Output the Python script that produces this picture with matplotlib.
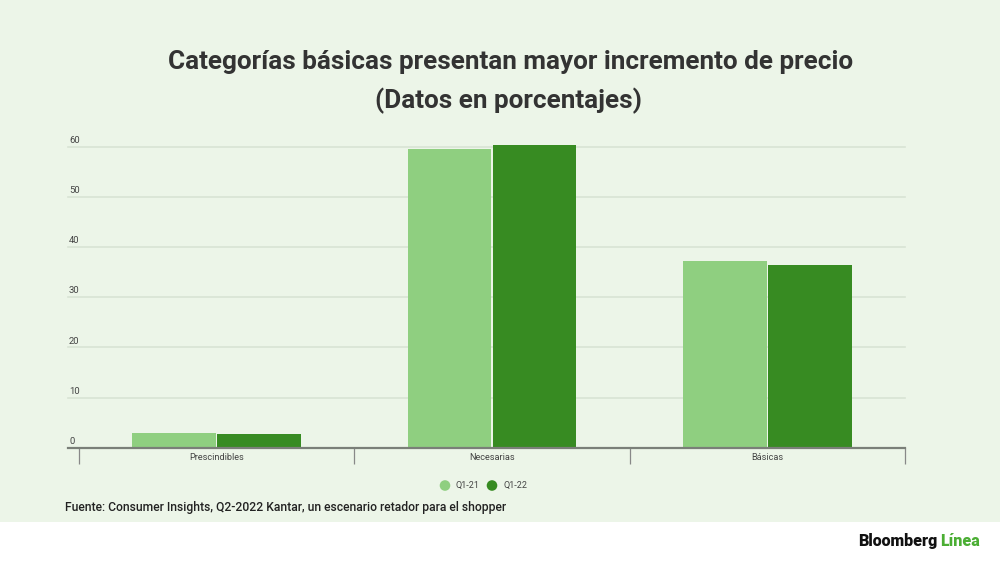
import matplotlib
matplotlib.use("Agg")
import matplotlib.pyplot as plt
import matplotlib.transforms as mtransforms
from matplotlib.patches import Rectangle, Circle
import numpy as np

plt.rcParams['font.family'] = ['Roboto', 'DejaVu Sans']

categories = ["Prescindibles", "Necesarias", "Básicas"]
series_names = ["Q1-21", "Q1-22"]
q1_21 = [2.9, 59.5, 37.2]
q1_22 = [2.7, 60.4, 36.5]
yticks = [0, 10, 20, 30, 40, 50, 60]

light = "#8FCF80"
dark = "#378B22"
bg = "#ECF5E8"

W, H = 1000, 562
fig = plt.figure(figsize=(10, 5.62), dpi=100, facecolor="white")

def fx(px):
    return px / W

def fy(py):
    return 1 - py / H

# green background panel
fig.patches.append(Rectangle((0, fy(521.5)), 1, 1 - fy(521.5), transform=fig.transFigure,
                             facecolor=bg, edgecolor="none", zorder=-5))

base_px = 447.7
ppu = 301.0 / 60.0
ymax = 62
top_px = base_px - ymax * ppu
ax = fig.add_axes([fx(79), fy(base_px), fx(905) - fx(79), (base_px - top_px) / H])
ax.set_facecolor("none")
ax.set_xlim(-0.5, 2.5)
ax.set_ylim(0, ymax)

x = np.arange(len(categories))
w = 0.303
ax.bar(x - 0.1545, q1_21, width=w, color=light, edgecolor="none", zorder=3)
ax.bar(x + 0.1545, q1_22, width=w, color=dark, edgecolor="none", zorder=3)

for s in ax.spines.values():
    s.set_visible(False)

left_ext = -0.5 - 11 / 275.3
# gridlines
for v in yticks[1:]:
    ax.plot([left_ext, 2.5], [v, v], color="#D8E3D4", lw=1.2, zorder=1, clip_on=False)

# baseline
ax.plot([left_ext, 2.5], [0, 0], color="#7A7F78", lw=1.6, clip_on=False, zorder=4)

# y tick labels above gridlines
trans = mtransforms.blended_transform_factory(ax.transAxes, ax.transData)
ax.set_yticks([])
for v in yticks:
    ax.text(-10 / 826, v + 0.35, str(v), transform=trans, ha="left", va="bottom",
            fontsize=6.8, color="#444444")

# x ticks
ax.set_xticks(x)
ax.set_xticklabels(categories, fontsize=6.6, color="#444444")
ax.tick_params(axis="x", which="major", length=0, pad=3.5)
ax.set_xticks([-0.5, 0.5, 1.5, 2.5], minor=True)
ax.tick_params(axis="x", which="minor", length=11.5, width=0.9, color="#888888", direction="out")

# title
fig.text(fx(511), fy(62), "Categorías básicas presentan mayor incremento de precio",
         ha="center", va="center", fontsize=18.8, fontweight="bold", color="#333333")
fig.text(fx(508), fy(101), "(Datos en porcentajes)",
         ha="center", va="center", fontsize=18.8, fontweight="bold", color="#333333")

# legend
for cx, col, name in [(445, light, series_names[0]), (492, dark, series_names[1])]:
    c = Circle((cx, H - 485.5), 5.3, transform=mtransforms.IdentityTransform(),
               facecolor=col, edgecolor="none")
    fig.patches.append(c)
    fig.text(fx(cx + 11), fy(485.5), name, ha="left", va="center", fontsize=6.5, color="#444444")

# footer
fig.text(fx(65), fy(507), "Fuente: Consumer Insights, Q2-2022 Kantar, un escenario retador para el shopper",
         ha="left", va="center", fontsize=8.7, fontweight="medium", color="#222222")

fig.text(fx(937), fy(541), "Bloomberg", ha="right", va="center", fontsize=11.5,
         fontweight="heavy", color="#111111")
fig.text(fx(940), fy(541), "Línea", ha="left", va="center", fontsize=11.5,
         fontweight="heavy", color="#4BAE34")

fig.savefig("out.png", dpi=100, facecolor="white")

Requirements: In the copy, include no pictures; restate the listing above exactly.

Response below:
Output the Python script that produces this picture with matplotlib.
import matplotlib
matplotlib.use("Agg")
import matplotlib.pyplot as plt
import matplotlib.transforms as mtransforms
from matplotlib.patches import Rectangle, Circle
import numpy as np

plt.rcParams['font.family'] = ['Roboto', 'DejaVu Sans']

categories = ["Prescindibles", "Necesarias", "Básicas"]
series_names = ["Q1-21", "Q1-22"]
q1_21 = [2.9, 59.5, 37.2]
q1_22 = [2.7, 60.4, 36.5]
yticks = [0, 10, 20, 30, 40, 50, 60]

light = "#8FCF80"
dark = "#378B22"
bg = "#ECF5E8"

W, H = 1000, 562
fig = plt.figure(figsize=(10, 5.62), dpi=100, facecolor="white")

def fx(px):
    return px / W

def fy(py):
    return 1 - py / H

# green background panel
fig.patches.append(Rectangle((0, fy(521.5)), 1, 1 - fy(521.5), transform=fig.transFigure,
                             facecolor=bg, edgecolor="none", zorder=-5))

base_px = 447.7
ppu = 301.0 / 60.0
ymax = 62
top_px = base_px - ymax * ppu
ax = fig.add_axes([fx(79), fy(base_px), fx(905) - fx(79), (base_px - top_px) / H])
ax.set_facecolor("none")
ax.set_xlim(-0.5, 2.5)
ax.set_ylim(0, ymax)

x = np.arange(len(categories))
w = 0.303
ax.bar(x - 0.1545, q1_21, width=w, color=light, edgecolor="none", zorder=3)
ax.bar(x + 0.1545, q1_22, width=w, color=dark, edgecolor="none", zorder=3)

for s in ax.spines.values():
    s.set_visible(False)

left_ext = -0.5 - 11 / 275.3
# gridlines
for v in yticks[1:]:
    ax.plot([left_ext, 2.5], [v, v], color="#D8E3D4", lw=1.2, zorder=1, clip_on=False)

# baseline
ax.plot([left_ext, 2.5], [0, 0], color="#7A7F78", lw=1.6, clip_on=False, zorder=4)

# y tick labels above gridlines
trans = mtransforms.blended_transform_factory(ax.transAxes, ax.transData)
ax.set_yticks([])
for v in yticks:
    ax.text(-10 / 826, v + 0.35, str(v), transform=trans, ha="left", va="bottom",
            fontsize=6.8, color="#444444")

# x ticks
ax.set_xticks(x)
ax.set_xticklabels(categories, fontsize=6.6, color="#444444")
ax.tick_params(axis="x", which="major", length=0, pad=3.5)
ax.set_xticks([-0.5, 0.5, 1.5, 2.5], minor=True)
ax.tick_params(axis="x", which="minor", length=11.5, width=0.9, color="#888888", direction="out")

# title
fig.text(fx(511), fy(62), "Categorías básicas presentan mayor incremento de precio",
         ha="center", va="center", fontsize=18.8, fontweight="bold", color="#333333")
fig.text(fx(508), fy(101), "(Datos en porcentajes)",
         ha="center", va="center", fontsize=18.8, fontweight="bold", color="#333333")

# legend
for cx, col, name in [(445, light, series_names[0]), (492, dark, series_names[1])]:
    c = Circle((cx, H - 485.5), 5.3, transform=mtransforms.IdentityTransform(),
               facecolor=col, edgecolor="none")
    fig.patches.append(c)
    fig.text(fx(cx + 11), fy(485.5), name, ha="left", va="center", fontsize=6.5, color="#444444")

# footer
fig.text(fx(65), fy(507), "Fuente: Consumer Insights, Q2-2022 Kantar, un escenario retador para el shopper",
         ha="left", va="center", fontsize=8.7, fontweight="medium", color="#222222")

fig.text(fx(937), fy(541), "Bloomberg", ha="right", va="center", fontsize=11.5,
         fontweight="heavy", color="#111111")
fig.text(fx(940), fy(541), "Línea", ha="left", va="center", fontsize=11.5,
         fontweight="heavy", color="#4BAE34")

fig.savefig("out.png", dpi=100, facecolor="white")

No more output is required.